In February 2004 Home Office immigration controls moved to the so-called 'juxtaposed control zones' within the Calais, Boulogne and Dunkerque dock areas established under the 2003 Le Touquet treaty. Since then immigration officers have operated on 'French soil' and are allowed, under the reciprocal provisions of the Nationality, Immigration and Asylum [NIA] Act 2002 (Juxtaposed Controls) Order 2003, to search ships and vehicles and detain 'illegal' immigrants.

When the Home Office was reorganised and the UK Border Agency created, a second version of the legislation was passed, the NIA Act 2002 (Juxtaposed Controls) Order 2006, which "authorise persons other than immigration officers to search a ship, aircraft or vehicle or other thing for the purpose of satisfying himself whether there are individuals whom an immigration officer might wish to examine for the purposes of considering whether the person should enter the UK."[2]

Now this may create a little bit of Blighty in France but UK control ends at the fence around the port.[3] And there is still the small problem of where the deportaion flights for the detainees, from what would potentially be the UK's very own Guantanamo, would fly from. Calais Marck Airport is far too small to take international flights and that means that the deportees would either have to be transported by boat to England, for a flight from there, or they would have to travel via French soil to a French Airport, which would cause legal problems for the French and defeat the whole object of the exercise. Of course they could always put them on a slow boat to Aghanistan or Iraq!

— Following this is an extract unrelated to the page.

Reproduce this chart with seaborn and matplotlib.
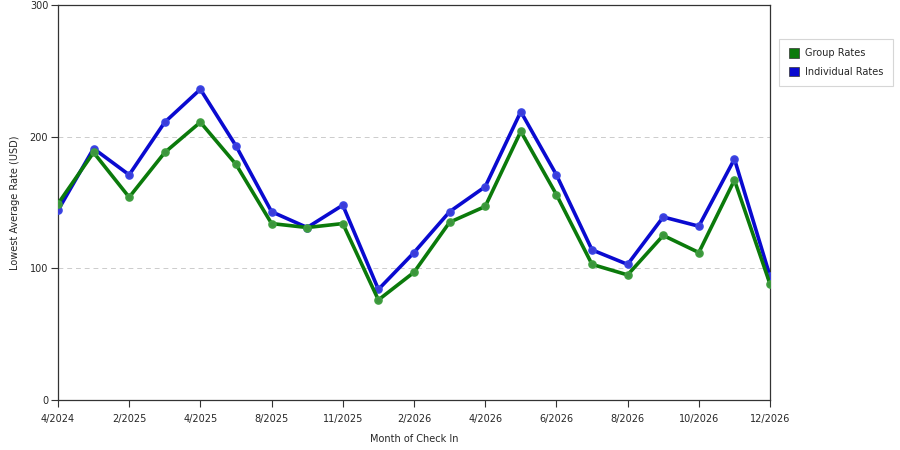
import numpy as np
import pandas as pd
import seaborn as sns
import matplotlib.pyplot as plt
from matplotlib.colors import to_rgb
from matplotlib.patches import Patch

# values, one per check-in month
group_rates = [149, 188, 154, 188, 211, 179, 134, 131, 134, 76, 97,
               135, 147, 204, 156, 103, 95, 125, 112, 167, 88]
individual_rates = [144, 191, 171, 211, 236, 193, 143, 131, 148, 84, 112,
                    143, 162, 219, 171, 114, 103, 139, 132, 183, 94]
# only every second month is labelled on the axis
tick_labels = ['4/2024', '2/2025', '4/2025', '8/2025', '11/2025', '2/2026',
               '4/2026', '6/2026', '8/2026', '10/2026', '12/2026']
series_names = ['Group Rates', 'Individual Rates']
colors = {'Group Rates': '#0b7a0b', 'Individual Rates': '#0a0ad0'}

n = len(group_rates)
df = pd.DataFrame({
    'idx': list(range(n)) * 2,
    'rate': group_rates + individual_rates,
    'series': [series_names[0]] * n + [series_names[1]] * n,
})

sns.set_style('white')
plt.rcParams['font.family'] = ['DejaVu Sans']

fig = plt.figure(figsize=(9, 4.5), dpi=100)
ax = fig.add_axes([0.0644, 0.1111, 0.7912, 0.8778])

sns.lineplot(data=df, x='idx', y='rate', hue='series', palette=colors,
             hue_order=series_names[::-1], linewidth=2.6, marker='o',
             markersize=5, markeredgewidth=1.2, legend=False, ax=ax,
             zorder=3)
for line in ax.lines:
    c = np.array(to_rgb(line.get_color()))
    line.set_markeredgecolor(tuple(c * 0.55 + 0.45 * np.array([0.5, 0.8, 0.5])
                                   if c[1] > c[2] else
                                   c * 0.55 + 0.45 * np.array([0.45, 0.55, 1.0])))
    line.set_markerfacecolor(tuple(c * 0.8 + 0.2))

ax.set_xlim(0, n - 1)
ax.set_ylim(0, 300)
ax.set_xticks(np.arange(0, n, 2))
ax.set_xticklabels(tick_labels, fontsize=7)
ax.set_yticks([0, 100, 200, 300])
ax.set_yticklabels(['0', '100', '200', '300'], fontsize=7)
ax.tick_params(axis='x', direction='out', length=5, width=0.8,
               color='#333333', pad=5, bottom=True)
ax.tick_params(axis='y', direction='out', length=5, width=0.8,
               color='#333333', pad=2, left=True)
for s in ax.spines.values():
    s.set_color('#333333')
    s.set_linewidth(0.9)

for yv in [100, 200]:
    ax.axhline(yv, color='#cccccc', linestyle=(0, (5, 4)), linewidth=0.7,
               zorder=1)

ax.set_xlabel('Month of Check In', fontsize=7, labelpad=7)
ax.set_ylabel('Lowest Average Rate (USD)', fontsize=7, labelpad=7)

handles = [Patch(facecolor=colors[s], edgecolor='#333333', linewidth=0.5,
                 label=s) for s in series_names]
leg = fig.legend(handles=handles, loc='upper left',
                 bbox_to_anchor=(0.866, 0.913), fontsize=7, frameon=True,
                 fancybox=False, edgecolor='#cccccc', handlelength=1.1,
                 handleheight=1.1, borderpad=0.95, labelspacing=0.85,
                 handletextpad=0.6, borderaxespad=0)
leg.get_frame().set_linewidth(0.8)

fig.savefig('out.png', dpi=100)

Another interesting recent development have been the reports from migrant support workers in Calais of what appear to be either UK police or UKBA officers on patrol with the French Border Police. If true, this is significant in that it indicates that the UK influence on French soil seems to be expanding even further and beyond the legal limits of the Calais port fence.


[1] France had already fallen foul of the European Declaration on Human Rights when they tried to hold a mass deportation back to Afghanistan last November, and most migrants detained in the North West of France have no papers and their countries of origin cannot accurately be ascertained.
[2] This Act also enables these "persons other than immigration officer", the UKBA's equivalent of Police Community Support Officers, to detain people up to a maximum of three hours in order to escort them to an immigration officer. It also provides for the taking and retention of fingerprints under Sections 141 and 143 of the Immigration and Asylum Act 1999.
[3] Not strictly true as the UKBA operate visa controls at Paris, Brussels, Lille and Calais Frethun rail stations, as well as on Eurostar trains.